Your task is to give the listing below back word for word, pictures excluded.

## BEGIN

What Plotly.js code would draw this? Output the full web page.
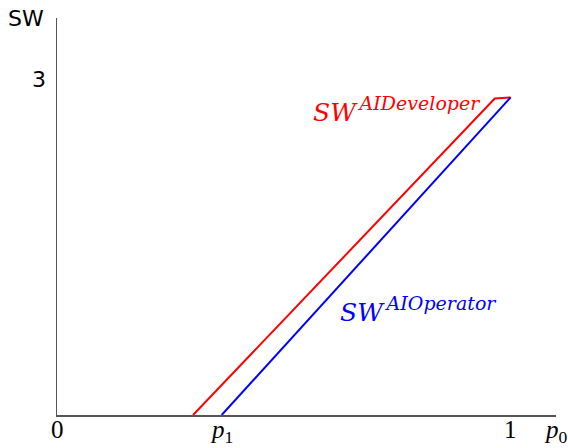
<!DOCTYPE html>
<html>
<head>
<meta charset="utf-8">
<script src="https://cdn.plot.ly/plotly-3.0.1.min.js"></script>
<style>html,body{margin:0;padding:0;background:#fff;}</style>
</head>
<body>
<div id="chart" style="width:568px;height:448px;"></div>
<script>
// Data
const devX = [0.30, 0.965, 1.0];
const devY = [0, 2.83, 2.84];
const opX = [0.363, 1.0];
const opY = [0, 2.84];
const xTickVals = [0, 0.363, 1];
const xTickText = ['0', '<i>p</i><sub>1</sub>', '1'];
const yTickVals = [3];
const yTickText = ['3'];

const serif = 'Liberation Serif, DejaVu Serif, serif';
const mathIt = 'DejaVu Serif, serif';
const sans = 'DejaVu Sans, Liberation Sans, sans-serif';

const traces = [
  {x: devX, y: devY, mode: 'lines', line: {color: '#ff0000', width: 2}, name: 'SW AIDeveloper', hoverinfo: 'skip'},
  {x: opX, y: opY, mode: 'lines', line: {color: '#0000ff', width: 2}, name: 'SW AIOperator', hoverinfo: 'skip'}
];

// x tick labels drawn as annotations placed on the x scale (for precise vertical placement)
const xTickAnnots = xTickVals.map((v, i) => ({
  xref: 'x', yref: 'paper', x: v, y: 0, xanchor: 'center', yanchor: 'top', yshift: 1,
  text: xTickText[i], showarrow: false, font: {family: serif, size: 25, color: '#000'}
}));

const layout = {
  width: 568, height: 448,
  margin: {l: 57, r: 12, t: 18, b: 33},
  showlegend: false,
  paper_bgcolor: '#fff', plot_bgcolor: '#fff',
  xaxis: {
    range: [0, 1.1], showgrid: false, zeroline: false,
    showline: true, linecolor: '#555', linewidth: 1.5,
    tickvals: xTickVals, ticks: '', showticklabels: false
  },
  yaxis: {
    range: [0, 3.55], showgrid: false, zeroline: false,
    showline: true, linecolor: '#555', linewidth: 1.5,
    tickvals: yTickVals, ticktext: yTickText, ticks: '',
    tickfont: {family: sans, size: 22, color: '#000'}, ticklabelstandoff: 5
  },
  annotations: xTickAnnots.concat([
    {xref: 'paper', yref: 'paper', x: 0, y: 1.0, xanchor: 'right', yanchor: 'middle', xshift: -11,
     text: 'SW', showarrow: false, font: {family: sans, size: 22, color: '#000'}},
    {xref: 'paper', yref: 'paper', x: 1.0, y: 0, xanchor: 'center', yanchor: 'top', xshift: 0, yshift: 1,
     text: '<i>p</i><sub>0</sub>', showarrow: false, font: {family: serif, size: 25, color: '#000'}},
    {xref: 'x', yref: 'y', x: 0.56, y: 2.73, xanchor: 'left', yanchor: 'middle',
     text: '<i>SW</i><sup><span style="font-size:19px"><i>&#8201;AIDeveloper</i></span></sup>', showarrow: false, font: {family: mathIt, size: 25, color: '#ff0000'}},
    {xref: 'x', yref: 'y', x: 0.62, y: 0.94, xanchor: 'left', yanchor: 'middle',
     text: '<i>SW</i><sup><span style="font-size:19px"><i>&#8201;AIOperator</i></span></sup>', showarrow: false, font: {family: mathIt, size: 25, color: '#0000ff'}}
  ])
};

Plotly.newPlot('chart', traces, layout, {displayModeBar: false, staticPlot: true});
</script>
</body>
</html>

## END

**Complete response**
What Plotly.js code would draw this? Output the full web page.
<!DOCTYPE html>
<html>
<head>
<meta charset="utf-8">
<script src="https://cdn.plot.ly/plotly-3.0.1.min.js"></script>
<style>html,body{margin:0;padding:0;background:#fff;}</style>
</head>
<body>
<div id="chart" style="width:568px;height:448px;"></div>
<script>
// Data
const devX = [0.30, 0.965, 1.0];
const devY = [0, 2.83, 2.84];
const opX = [0.363, 1.0];
const opY = [0, 2.84];
const xTickVals = [0, 0.363, 1];
const xTickText = ['0', '<i>p</i><sub>1</sub>', '1'];
const yTickVals = [3];
const yTickText = ['3'];

const serif = 'Liberation Serif, DejaVu Serif, serif';
const mathIt = 'DejaVu Serif, serif';
const sans = 'DejaVu Sans, Liberation Sans, sans-serif';

const traces = [
  {x: devX, y: devY, mode: 'lines', line: {color: '#ff0000', width: 2}, name: 'SW AIDeveloper', hoverinfo: 'skip'},
  {x: opX, y: opY, mode: 'lines', line: {color: '#0000ff', width: 2}, name: 'SW AIOperator', hoverinfo: 'skip'}
];

// x tick labels drawn as annotations placed on the x scale (for precise vertical placement)
const xTickAnnots = xTickVals.map((v, i) => ({
  xref: 'x', yref: 'paper', x: v, y: 0, xanchor: 'center', yanchor: 'top', yshift: 1,
  text: xTickText[i], showarrow: false, font: {family: serif, size: 25, color: '#000'}
}));

const layout = {
  width: 568, height: 448,
  margin: {l: 57, r: 12, t: 18, b: 33},
  showlegend: false,
  paper_bgcolor: '#fff', plot_bgcolor: '#fff',
  xaxis: {
    range: [0, 1.1], showgrid: false, zeroline: false,
    showline: true, linecolor: '#555', linewidth: 1.5,
    tickvals: xTickVals, ticks: '', showticklabels: false
  },
  yaxis: {
    range: [0, 3.55], showgrid: false, zeroline: false,
    showline: true, linecolor: '#555', linewidth: 1.5,
    tickvals: yTickVals, ticktext: yTickText, ticks: '',
    tickfont: {family: sans, size: 22, color: '#000'}, ticklabelstandoff: 5
  },
  annotations: xTickAnnots.concat([
    {xref: 'paper', yref: 'paper', x: 0, y: 1.0, xanchor: 'right', yanchor: 'middle', xshift: -11,
     text: 'SW', showarrow: false, font: {family: sans, size: 22, color: '#000'}},
    {xref: 'paper', yref: 'paper', x: 1.0, y: 0, xanchor: 'center', yanchor: 'top', xshift: 0, yshift: 1,
     text: '<i>p</i><sub>0</sub>', showarrow: false, font: {family: serif, size: 25, color: '#000'}},
    {xref: 'x', yref: 'y', x: 0.56, y: 2.73, xanchor: 'left', yanchor: 'middle',
     text: '<i>SW</i><sup><span style="font-size:19px"><i>&#8201;AIDeveloper</i></span></sup>', showarrow: false, font: {family: mathIt, size: 25, color: '#ff0000'}},
    {xref: 'x', yref: 'y', x: 0.62, y: 0.94, xanchor: 'left', yanchor: 'middle',
     text: '<i>SW</i><sup><span style="font-size:19px"><i>&#8201;AIOperator</i></span></sup>', showarrow: false, font: {family: mathIt, size: 25, color: '#0000ff'}}
  ])
};

Plotly.newPlot('chart', traces, layout, {displayModeBar: false, staticPlot: true});
</script>
</body>
</html>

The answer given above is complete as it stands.